DIRECTIVE =>
Print the listing from its top line through the line containing "(9,10) rectangle (1235,1683);", nothing more, and leave out the pictures.

─── DATA SECTION ───

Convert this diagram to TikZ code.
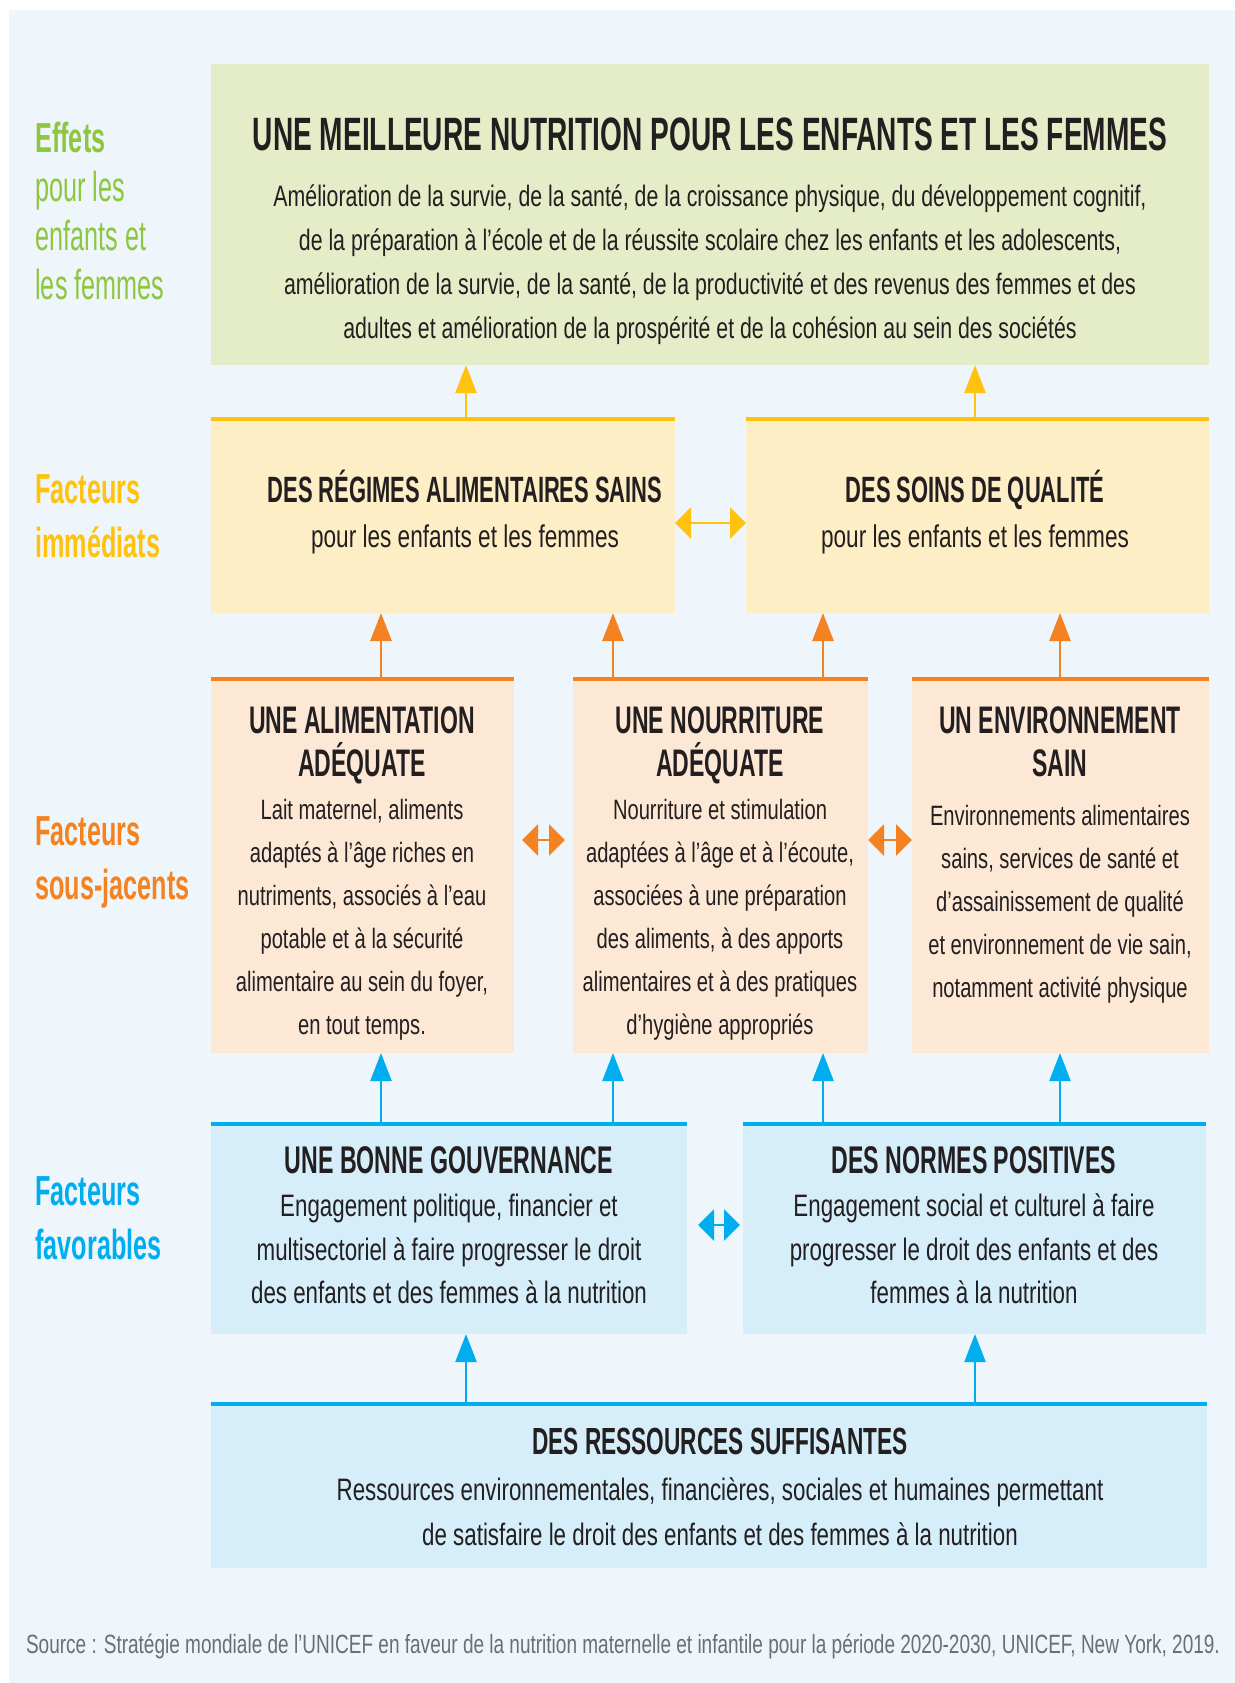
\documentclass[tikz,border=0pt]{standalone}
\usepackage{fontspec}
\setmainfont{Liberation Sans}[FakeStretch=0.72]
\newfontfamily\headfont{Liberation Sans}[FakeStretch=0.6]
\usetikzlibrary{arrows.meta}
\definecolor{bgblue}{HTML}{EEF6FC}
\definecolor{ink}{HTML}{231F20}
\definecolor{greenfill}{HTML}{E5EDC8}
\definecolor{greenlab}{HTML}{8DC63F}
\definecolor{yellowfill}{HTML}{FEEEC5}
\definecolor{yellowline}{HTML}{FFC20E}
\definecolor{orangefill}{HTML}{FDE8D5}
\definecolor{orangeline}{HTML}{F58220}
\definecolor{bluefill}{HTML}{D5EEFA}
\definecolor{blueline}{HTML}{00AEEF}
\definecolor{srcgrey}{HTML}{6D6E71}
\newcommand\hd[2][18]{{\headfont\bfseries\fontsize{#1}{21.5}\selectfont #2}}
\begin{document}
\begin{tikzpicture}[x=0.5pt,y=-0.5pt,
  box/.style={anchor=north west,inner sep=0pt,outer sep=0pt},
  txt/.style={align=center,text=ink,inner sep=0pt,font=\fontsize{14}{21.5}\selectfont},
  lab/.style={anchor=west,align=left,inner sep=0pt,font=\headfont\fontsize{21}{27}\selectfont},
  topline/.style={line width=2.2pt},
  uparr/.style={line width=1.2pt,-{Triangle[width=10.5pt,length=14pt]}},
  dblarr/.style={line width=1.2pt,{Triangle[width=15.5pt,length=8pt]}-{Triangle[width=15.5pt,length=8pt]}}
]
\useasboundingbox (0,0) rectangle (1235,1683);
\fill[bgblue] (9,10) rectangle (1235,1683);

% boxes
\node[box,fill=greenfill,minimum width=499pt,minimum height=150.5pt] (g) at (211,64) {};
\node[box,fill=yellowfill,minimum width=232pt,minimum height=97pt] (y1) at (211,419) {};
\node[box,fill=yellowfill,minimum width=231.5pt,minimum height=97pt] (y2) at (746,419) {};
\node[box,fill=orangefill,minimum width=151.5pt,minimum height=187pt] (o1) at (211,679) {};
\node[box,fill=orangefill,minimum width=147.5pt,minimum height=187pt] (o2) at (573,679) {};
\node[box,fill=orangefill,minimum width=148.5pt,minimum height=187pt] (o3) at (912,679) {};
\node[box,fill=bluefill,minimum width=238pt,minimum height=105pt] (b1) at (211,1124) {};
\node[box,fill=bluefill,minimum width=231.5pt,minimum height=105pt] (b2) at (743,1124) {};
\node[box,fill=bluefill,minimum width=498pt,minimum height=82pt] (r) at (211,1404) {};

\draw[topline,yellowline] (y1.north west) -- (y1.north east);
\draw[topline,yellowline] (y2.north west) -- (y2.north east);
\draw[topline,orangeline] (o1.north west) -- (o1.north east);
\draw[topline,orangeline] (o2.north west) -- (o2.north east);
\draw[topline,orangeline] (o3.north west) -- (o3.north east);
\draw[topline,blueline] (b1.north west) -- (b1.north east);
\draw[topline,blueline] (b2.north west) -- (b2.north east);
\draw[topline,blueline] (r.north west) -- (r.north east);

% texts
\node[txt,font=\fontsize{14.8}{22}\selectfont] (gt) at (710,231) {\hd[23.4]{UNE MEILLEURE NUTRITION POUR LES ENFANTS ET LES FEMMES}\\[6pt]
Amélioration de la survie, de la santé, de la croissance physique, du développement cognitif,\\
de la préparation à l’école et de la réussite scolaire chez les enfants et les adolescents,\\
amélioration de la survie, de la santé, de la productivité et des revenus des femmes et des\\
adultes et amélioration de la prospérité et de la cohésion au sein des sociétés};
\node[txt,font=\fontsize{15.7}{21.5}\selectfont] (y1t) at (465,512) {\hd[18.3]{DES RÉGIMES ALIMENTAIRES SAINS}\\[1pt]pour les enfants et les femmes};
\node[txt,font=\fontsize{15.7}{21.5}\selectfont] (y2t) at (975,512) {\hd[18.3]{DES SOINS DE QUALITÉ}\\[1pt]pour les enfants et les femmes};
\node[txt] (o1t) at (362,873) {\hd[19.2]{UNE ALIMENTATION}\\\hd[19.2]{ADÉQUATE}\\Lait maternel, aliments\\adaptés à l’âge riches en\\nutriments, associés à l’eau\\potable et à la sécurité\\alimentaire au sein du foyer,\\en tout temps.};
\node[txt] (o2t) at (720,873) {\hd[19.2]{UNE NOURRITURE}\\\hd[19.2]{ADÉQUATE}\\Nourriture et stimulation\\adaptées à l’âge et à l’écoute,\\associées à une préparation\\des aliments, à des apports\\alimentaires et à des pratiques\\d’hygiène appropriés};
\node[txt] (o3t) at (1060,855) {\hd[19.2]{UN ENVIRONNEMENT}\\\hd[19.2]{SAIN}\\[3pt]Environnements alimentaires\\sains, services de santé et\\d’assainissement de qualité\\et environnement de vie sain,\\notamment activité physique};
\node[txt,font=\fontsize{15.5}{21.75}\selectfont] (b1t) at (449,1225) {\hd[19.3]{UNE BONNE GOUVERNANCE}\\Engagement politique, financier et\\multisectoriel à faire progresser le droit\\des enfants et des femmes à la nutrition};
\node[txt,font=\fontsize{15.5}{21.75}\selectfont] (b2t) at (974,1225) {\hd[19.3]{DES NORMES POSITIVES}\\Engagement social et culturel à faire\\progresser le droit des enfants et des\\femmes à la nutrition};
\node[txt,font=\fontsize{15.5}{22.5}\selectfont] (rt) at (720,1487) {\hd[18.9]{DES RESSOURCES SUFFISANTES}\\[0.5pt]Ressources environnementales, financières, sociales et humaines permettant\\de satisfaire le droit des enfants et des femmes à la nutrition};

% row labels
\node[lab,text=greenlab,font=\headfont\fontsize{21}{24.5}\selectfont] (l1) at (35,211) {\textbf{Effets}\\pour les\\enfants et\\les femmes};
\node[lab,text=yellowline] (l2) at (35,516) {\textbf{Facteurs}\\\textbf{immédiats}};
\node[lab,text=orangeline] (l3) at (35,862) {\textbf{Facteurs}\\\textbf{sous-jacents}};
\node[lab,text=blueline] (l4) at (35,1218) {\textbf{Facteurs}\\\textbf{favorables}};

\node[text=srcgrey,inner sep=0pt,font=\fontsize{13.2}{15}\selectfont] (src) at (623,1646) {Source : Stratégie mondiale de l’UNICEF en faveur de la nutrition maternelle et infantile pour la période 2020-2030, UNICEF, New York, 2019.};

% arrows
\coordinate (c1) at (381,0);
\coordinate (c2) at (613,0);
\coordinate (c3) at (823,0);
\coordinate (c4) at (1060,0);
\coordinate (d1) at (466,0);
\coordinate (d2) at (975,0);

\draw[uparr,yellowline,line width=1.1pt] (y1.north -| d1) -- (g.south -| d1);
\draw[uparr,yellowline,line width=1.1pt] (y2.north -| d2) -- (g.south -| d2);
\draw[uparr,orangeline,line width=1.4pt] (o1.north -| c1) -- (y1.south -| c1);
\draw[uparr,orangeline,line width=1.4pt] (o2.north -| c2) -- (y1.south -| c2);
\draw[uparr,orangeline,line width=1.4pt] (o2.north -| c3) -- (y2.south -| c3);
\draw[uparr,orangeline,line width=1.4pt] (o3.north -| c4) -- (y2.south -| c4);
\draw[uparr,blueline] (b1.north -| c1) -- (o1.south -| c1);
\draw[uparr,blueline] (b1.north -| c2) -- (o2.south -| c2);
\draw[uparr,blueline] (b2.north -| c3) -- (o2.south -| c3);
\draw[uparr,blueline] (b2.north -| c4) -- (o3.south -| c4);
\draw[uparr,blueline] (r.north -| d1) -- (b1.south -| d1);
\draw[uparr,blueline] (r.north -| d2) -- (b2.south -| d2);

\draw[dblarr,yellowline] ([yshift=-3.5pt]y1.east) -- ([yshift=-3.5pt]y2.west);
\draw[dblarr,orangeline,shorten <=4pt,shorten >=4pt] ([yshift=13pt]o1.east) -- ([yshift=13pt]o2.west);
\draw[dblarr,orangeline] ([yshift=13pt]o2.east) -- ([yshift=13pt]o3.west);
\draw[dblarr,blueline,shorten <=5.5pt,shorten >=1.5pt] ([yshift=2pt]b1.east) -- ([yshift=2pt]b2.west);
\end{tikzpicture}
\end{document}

───

EXERCISE OUTPUT =>
Convert this diagram to TikZ code.
\documentclass[tikz,border=0pt]{standalone}
\usepackage{fontspec}
\setmainfont{Liberation Sans}[FakeStretch=0.72]
\newfontfamily\headfont{Liberation Sans}[FakeStretch=0.6]
\usetikzlibrary{arrows.meta}
\definecolor{bgblue}{HTML}{EEF6FC}
\definecolor{ink}{HTML}{231F20}
\definecolor{greenfill}{HTML}{E5EDC8}
\definecolor{greenlab}{HTML}{8DC63F}
\definecolor{yellowfill}{HTML}{FEEEC5}
\definecolor{yellowline}{HTML}{FFC20E}
\definecolor{orangefill}{HTML}{FDE8D5}
\definecolor{orangeline}{HTML}{F58220}
\definecolor{bluefill}{HTML}{D5EEFA}
\definecolor{blueline}{HTML}{00AEEF}
\definecolor{srcgrey}{HTML}{6D6E71}
\newcommand\hd[2][18]{{\headfont\bfseries\fontsize{#1}{21.5}\selectfont #2}}
\begin{document}
\begin{tikzpicture}[x=0.5pt,y=-0.5pt,
  box/.style={anchor=north west,inner sep=0pt,outer sep=0pt},
  txt/.style={align=center,text=ink,inner sep=0pt,font=\fontsize{14}{21.5}\selectfont},
  lab/.style={anchor=west,align=left,inner sep=0pt,font=\headfont\fontsize{21}{27}\selectfont},
  topline/.style={line width=2.2pt},
  uparr/.style={line width=1.2pt,-{Triangle[width=10.5pt,length=14pt]}},
  dblarr/.style={line width=1.2pt,{Triangle[width=15.5pt,length=8pt]}-{Triangle[width=15.5pt,length=8pt]}}
]
\useasboundingbox (0,0) rectangle (1235,1683);
\fill[bgblue] (9,10) rectangle (1235,1683);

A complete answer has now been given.